▸ WHAT IS EXPECTED: Everything from the first line of the data below through the line that contains "XAxis, YAxis, CartesianGrid" should be written out exactly, please, and nothing more; the pictures stay out.

▸ SUPPLIED MATERIAL:
==========

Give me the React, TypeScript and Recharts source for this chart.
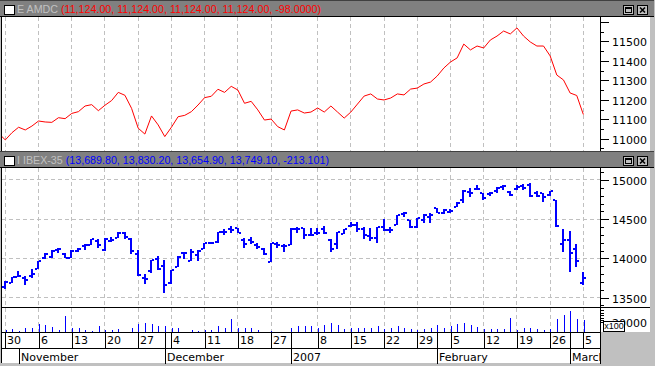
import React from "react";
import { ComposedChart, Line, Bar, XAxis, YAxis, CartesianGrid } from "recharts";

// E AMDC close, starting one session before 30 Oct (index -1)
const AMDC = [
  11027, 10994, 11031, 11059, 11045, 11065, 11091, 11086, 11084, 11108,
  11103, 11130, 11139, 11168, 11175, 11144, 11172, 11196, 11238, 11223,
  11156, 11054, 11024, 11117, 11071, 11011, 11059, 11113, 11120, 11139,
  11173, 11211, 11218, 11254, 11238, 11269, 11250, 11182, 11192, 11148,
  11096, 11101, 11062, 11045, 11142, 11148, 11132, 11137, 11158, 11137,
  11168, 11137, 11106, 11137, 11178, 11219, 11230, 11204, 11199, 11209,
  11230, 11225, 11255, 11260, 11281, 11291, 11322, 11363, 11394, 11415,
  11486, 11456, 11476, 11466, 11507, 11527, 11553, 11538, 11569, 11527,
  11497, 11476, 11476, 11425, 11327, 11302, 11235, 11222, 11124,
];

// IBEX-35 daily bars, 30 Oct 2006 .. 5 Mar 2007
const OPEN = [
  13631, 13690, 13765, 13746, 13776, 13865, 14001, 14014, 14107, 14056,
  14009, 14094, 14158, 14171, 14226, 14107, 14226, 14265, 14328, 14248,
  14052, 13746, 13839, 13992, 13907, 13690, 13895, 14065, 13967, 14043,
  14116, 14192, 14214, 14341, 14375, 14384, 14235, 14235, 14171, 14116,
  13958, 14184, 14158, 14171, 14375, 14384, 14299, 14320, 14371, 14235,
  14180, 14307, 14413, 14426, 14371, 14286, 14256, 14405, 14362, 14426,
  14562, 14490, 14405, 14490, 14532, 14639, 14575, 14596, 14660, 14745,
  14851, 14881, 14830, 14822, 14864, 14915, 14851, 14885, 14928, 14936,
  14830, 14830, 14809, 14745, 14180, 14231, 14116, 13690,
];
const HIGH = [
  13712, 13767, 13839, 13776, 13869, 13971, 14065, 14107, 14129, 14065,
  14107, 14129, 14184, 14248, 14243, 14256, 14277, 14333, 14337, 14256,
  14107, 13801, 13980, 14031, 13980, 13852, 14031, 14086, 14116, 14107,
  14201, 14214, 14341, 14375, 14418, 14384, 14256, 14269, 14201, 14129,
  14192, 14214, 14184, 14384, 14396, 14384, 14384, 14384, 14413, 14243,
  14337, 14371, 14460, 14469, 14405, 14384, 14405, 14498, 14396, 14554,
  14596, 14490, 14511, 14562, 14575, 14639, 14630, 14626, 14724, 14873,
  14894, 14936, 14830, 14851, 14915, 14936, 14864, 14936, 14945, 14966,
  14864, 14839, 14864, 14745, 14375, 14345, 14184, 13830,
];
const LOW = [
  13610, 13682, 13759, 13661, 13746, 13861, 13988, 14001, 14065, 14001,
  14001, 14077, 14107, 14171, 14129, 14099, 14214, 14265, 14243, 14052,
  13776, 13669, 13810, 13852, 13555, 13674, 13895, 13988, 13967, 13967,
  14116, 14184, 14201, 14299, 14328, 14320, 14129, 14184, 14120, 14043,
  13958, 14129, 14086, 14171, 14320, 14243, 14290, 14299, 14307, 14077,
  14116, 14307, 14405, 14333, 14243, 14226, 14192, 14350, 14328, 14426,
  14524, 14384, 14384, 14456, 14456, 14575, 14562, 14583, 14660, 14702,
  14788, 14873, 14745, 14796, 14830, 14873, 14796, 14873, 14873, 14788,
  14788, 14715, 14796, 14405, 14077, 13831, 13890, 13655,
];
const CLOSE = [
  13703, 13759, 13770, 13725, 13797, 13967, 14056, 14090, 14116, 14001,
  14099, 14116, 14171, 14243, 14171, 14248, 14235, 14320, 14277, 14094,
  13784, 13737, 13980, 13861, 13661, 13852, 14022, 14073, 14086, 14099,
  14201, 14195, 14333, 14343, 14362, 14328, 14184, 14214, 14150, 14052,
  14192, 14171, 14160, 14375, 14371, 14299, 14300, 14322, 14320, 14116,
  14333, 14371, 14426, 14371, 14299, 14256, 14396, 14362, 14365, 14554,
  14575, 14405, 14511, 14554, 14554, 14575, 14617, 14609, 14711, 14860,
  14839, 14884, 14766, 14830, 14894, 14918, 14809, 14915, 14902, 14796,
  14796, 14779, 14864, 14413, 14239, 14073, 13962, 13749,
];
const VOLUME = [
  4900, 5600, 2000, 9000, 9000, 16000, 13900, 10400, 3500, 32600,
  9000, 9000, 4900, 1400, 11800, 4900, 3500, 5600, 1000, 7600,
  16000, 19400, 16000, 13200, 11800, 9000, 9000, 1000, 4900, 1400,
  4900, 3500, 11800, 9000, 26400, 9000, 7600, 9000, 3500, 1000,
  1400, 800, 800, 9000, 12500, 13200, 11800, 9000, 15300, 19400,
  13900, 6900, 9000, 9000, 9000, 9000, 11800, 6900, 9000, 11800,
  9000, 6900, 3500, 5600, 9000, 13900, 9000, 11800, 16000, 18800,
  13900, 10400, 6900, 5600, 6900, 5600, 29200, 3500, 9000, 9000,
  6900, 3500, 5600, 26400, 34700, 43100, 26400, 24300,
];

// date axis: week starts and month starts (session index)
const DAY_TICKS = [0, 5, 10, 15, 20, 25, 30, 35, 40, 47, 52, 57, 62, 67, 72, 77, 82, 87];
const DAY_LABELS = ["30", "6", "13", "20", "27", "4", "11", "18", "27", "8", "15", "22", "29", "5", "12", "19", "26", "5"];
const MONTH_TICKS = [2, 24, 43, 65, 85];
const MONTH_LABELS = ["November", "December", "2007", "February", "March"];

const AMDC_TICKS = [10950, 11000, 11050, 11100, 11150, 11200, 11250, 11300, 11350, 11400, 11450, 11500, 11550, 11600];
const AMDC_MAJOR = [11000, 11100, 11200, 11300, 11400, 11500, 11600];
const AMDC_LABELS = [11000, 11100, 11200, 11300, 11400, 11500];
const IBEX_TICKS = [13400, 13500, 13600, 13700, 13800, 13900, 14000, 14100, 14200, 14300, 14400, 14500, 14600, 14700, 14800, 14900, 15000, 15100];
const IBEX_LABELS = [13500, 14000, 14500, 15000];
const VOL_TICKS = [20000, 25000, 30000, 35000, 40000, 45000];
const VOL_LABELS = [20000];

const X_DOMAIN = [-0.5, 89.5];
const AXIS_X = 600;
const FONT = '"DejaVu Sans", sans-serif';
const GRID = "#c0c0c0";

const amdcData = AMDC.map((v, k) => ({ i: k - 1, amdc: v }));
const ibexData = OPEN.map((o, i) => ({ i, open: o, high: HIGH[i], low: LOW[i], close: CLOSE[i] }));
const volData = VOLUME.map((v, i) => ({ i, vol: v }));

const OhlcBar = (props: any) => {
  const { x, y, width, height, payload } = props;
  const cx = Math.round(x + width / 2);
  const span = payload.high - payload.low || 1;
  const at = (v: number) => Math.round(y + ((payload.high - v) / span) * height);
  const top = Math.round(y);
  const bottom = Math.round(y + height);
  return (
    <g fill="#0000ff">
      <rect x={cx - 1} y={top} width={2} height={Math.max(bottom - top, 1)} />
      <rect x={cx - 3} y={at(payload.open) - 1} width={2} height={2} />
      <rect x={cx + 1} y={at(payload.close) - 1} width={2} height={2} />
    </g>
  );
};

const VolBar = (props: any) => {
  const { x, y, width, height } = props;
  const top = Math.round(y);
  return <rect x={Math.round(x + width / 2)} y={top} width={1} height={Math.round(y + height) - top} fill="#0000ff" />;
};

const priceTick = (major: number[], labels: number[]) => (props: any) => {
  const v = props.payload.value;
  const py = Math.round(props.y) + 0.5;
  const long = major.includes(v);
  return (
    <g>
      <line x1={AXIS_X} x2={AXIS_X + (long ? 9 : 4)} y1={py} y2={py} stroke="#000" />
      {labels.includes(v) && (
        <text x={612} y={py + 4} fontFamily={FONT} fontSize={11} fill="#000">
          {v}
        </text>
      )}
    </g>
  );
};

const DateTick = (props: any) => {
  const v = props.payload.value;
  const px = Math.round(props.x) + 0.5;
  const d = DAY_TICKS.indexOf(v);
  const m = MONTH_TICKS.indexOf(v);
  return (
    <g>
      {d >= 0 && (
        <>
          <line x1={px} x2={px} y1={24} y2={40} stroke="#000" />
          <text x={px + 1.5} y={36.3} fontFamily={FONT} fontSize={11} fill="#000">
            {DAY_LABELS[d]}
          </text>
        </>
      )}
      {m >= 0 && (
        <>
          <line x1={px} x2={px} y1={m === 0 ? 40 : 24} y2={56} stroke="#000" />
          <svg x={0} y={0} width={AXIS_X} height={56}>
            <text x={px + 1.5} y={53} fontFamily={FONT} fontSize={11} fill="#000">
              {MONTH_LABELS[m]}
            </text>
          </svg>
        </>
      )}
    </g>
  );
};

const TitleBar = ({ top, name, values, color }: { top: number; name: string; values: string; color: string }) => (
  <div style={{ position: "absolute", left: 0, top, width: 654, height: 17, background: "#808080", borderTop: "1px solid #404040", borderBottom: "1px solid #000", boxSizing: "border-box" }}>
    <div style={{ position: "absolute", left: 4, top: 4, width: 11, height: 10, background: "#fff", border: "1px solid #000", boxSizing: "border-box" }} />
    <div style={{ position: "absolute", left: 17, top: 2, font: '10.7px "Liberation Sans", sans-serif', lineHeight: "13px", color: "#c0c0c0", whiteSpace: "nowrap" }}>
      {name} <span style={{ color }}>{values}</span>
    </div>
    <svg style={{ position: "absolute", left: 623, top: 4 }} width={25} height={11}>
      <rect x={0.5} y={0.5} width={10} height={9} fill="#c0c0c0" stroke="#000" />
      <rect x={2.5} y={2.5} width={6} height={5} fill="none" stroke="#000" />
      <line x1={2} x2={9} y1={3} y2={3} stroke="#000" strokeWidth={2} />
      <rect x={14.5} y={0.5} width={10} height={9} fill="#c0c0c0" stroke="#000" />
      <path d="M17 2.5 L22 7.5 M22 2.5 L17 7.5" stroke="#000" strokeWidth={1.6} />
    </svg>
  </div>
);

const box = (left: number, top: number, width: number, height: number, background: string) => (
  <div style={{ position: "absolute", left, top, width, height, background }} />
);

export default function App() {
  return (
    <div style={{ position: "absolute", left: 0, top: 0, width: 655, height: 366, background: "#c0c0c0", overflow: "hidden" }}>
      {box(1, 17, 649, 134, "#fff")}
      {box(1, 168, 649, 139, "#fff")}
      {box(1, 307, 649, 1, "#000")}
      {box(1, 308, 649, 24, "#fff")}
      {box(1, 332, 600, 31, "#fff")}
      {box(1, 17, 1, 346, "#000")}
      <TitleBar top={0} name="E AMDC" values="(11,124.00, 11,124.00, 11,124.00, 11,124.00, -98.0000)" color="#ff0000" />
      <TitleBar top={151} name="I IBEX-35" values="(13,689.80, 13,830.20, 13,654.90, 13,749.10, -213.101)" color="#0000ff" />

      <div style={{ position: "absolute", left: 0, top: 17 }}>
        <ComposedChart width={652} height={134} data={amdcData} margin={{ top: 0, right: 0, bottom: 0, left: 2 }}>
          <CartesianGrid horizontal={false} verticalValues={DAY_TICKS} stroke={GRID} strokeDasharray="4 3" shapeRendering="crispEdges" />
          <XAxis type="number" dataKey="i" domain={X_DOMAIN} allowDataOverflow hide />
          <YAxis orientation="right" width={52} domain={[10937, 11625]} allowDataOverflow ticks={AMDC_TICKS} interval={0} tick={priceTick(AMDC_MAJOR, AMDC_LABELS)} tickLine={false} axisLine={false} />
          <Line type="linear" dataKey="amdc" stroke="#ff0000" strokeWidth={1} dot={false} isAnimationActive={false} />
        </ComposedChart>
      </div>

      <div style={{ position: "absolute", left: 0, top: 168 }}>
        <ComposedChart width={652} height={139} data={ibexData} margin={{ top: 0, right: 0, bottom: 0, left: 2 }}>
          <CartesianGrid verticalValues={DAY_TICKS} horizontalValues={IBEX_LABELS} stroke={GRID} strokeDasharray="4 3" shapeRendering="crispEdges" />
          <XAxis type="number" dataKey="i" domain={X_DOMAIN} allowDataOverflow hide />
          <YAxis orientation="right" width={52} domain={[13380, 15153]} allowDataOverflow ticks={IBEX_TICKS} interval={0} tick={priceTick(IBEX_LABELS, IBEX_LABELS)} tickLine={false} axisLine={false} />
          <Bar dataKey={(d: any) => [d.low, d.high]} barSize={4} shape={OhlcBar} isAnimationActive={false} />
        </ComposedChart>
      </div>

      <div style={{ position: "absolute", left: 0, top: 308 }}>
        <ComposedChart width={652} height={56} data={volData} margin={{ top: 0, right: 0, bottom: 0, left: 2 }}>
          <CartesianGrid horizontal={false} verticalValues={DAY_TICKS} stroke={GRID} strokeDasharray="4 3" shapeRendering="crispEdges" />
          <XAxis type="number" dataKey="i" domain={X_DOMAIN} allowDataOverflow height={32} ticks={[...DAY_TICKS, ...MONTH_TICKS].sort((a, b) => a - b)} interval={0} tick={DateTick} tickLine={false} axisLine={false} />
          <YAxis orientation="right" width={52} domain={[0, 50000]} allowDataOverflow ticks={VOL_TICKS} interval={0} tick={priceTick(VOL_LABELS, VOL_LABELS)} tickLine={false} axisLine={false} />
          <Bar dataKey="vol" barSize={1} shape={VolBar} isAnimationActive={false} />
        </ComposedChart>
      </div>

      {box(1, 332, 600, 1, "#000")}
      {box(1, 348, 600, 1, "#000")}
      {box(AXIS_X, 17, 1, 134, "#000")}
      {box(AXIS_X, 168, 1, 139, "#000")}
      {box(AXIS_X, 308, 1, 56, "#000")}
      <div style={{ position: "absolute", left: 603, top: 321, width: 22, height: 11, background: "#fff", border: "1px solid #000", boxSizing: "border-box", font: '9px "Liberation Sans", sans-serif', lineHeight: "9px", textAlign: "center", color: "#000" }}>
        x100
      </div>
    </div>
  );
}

==========

▸ SOLUTION:
Give me the React, TypeScript and Recharts source for this chart.
import React from "react";
import { ComposedChart, Line, Bar, XAxis, YAxis, CartesianGrid } from "recharts";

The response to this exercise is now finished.